While not everyone in the program accumulates an escrow account, — as of Nov. 30, Carmona said, she has 16 new families with combined escrow savings of $93,000 — McCoy’s came in handy when the closing approached. Even after having improved her credit dramatically, the lender giving her a mortgage required that one particular debt be paid off before giving the green light. Through the FSS counselors, McCoy did that with some of the escrow funds.
She also was able to arrange a $10,000 grant for the downpayment on the $158,000 house through a program at City Hall’s Livable City Initiative. “If I live in the house five years, I don’t have to pay it back,” McCoy noted.
HANH’s subsidizing of homeownership “works the same way as subsidizing rent. The calculations are basically the same. The only difference is instead of our sending a portion of the rent assistance to the landlord, we send it to the lender,” said Carmona.

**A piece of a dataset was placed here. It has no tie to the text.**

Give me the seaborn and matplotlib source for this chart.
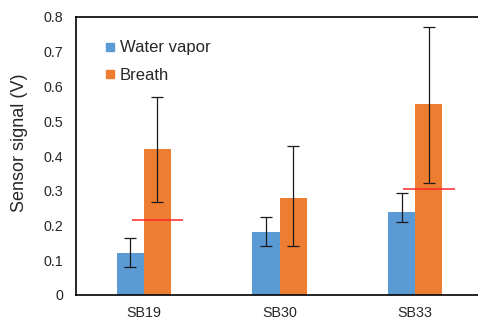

In McCoy’s case, her monthly payment as a homeowner is now less than $920 she was paying as a renter on Bassett Street.
Not only is she paying less while building up wealth; she has also been able to move from a neighborhood where street violence hit her personally: Her 17-year-old son Brennen was shot this spring in a spray of bullets while riding a bike on Read Street. He has recovered and returned to high school. And an older son, Gary, was shot in the same neighborhood seven years ago; he has since recovered and is working in Wallingford.
McCoy’s happy to be in the new quieter, safer neighborhood. On Tuesday morning, her 12-year-old daughter Giana (pictured) paused in the corner of the living room, by the Christmas tree, on the way out to catch her bus to Betsy Ross Arts Magnet School.
She said compared to the previous digs, she loves the quiet of the new house most of all.